## Dataset extract

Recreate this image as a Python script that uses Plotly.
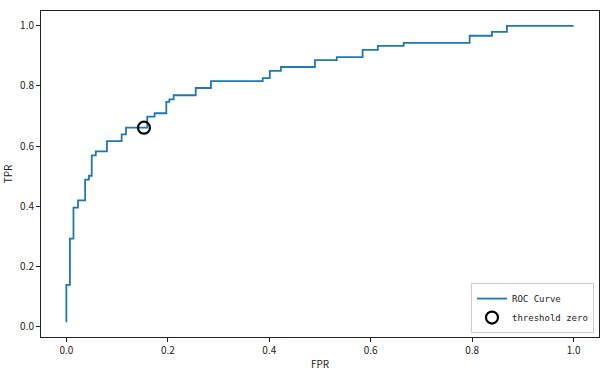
import plotly.graph_objects as go

# ROC curve corners (x of each vertical rise, TPR after the rise)
fpr = [0.0, 0.0, 0.007, 0.014, 0.023, 0.037, 0.0445, 0.050, 0.058, 0.080,
       0.109, 0.1175, 0.1595, 0.174, 0.197, 0.203, 0.2115, 0.255, 0.285,
       0.387, 0.401, 0.423, 0.490, 0.533, 0.584, 0.614, 0.665, 0.795,
       0.839, 0.8685, 1.0]
tpr = [0.0138, 0.138, 0.292, 0.395, 0.419, 0.488, 0.501, 0.569, 0.582, 0.616,
       0.639, 0.661, 0.698, 0.709, 0.747, 0.755, 0.769, 0.793, 0.816,
       0.826, 0.850, 0.863, 0.886, 0.896, 0.920, 0.933, 0.943, 0.967,
       0.980, 1.0, 1.0]

thr_fpr = [0.153]
thr_tpr = [0.661]

tick_vals = [0.0, 0.2, 0.4, 0.6, 0.8, 1.0]
tick_text = ["0.0", "0.2", "0.4", "0.6", "0.8", "1.0"]

FONT = "Noto Sans CJK SC"

fig = go.Figure()
fig.add_trace(go.Scatter(
    x=fpr, y=tpr, mode="lines", line_shape="hv",
    line=dict(color="#1f77b4", width=1.8), name="ROC Curve"))
fig.add_trace(go.Scatter(
    x=thr_fpr, y=thr_tpr, mode="markers", name="threshold zero",
    marker=dict(symbol="circle-open", size=12, color="black",
                line=dict(width=2.2, color="black"))))

axis_common = dict(showline=True, linecolor="#222", linewidth=1, mirror=True,
                   ticks="outside", ticklen=4, tickcolor="#222", showgrid=False,
                   zeroline=False, tickvals=tick_vals, ticktext=tick_text,
                   automargin=False,
                   tickfont=dict(family=FONT, size=10, color="#222"))

fig.update_layout(
    width=609, height=371,
    margin=dict(l=41, r=10, t=11, b=34),
    plot_bgcolor="white", paper_bgcolor="white",
    font=dict(family=FONT, size=10, color="#222"),
    xaxis=dict(range=[-0.05, 1.05],
               title=dict(text="FPR", font=dict(family=FONT, size=10), standoff=4),
               **axis_common),
    yaxis=dict(range=[-0.0355, 1.0493],
               title=dict(text="TPR", font=dict(family=FONT, size=10), standoff=8),
               **axis_common),
    legend=dict(x=0.991, y=0.012, xanchor="right", yanchor="bottom",
                bgcolor="rgba(255,255,255,0.8)", bordercolor="#ccc", borderwidth=1,
                font=dict(family="DejaVu Sans Mono", size=9, color="#222"),
                tracegroupgap=0, itemwidth=30),
    showlegend=True,
)

fig.write_html("out.html", config={"displayModeBar": False})

# remove default page margin so the figure sits at the window origin
with open("out.html", "r", encoding="utf-8") as f:
    html = f.read()
html = html.replace("<head>", "<head><style>html,body{margin:0;padding:0;overflow:hidden;}</style>", 1)
with open("out.html", "w", encoding="utf-8") as f:
    f.write(html)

## Objective
Without the pictures, transcribe the listing above exactly.

## In response
Recreate this image as a Python script that uses Plotly.
import plotly.graph_objects as go

# ROC curve corners (x of each vertical rise, TPR after the rise)
fpr = [0.0, 0.0, 0.007, 0.014, 0.023, 0.037, 0.0445, 0.050, 0.058, 0.080,
       0.109, 0.1175, 0.1595, 0.174, 0.197, 0.203, 0.2115, 0.255, 0.285,
       0.387, 0.401, 0.423, 0.490, 0.533, 0.584, 0.614, 0.665, 0.795,
       0.839, 0.8685, 1.0]
tpr = [0.0138, 0.138, 0.292, 0.395, 0.419, 0.488, 0.501, 0.569, 0.582, 0.616,
       0.639, 0.661, 0.698, 0.709, 0.747, 0.755, 0.769, 0.793, 0.816,
       0.826, 0.850, 0.863, 0.886, 0.896, 0.920, 0.933, 0.943, 0.967,
       0.980, 1.0, 1.0]

thr_fpr = [0.153]
thr_tpr = [0.661]

tick_vals = [0.0, 0.2, 0.4, 0.6, 0.8, 1.0]
tick_text = ["0.0", "0.2", "0.4", "0.6", "0.8", "1.0"]

FONT = "Noto Sans CJK SC"

fig = go.Figure()
fig.add_trace(go.Scatter(
    x=fpr, y=tpr, mode="lines", line_shape="hv",
    line=dict(color="#1f77b4", width=1.8), name="ROC Curve"))
fig.add_trace(go.Scatter(
    x=thr_fpr, y=thr_tpr, mode="markers", name="threshold zero",
    marker=dict(symbol="circle-open", size=12, color="black",
                line=dict(width=2.2, color="black"))))

axis_common = dict(showline=True, linecolor="#222", linewidth=1, mirror=True,
                   ticks="outside", ticklen=4, tickcolor="#222", showgrid=False,
                   zeroline=False, tickvals=tick_vals, ticktext=tick_text,
                   automargin=False,
                   tickfont=dict(family=FONT, size=10, color="#222"))

fig.update_layout(
    width=609, height=371,
    margin=dict(l=41, r=10, t=11, b=34),
    plot_bgcolor="white", paper_bgcolor="white",
    font=dict(family=FONT, size=10, color="#222"),
    xaxis=dict(range=[-0.05, 1.05],
               title=dict(text="FPR", font=dict(family=FONT, size=10), standoff=4),
               **axis_common),
    yaxis=dict(range=[-0.0355, 1.0493],
               title=dict(text="TPR", font=dict(family=FONT, size=10), standoff=8),
               **axis_common),
    legend=dict(x=0.991, y=0.012, xanchor="right", yanchor="bottom",
                bgcolor="rgba(255,255,255,0.8)", bordercolor="#ccc", borderwidth=1,
                font=dict(family="DejaVu Sans Mono", size=9, color="#222"),
                tracegroupgap=0, itemwidth=30),
    showlegend=True,
)

fig.write_html("out.html", config={"displayModeBar": False})

# remove default page margin so the figure sits at the window origin
with open("out.html", "r", encoding="utf-8") as f:
    html = f.read()
html = html.replace("<head>", "<head><style>html,body{margin:0;padding:0;overflow:hidden;}</style>", 1)
with open("out.html", "w", encoding="utf-8") as f:
    f.write(html)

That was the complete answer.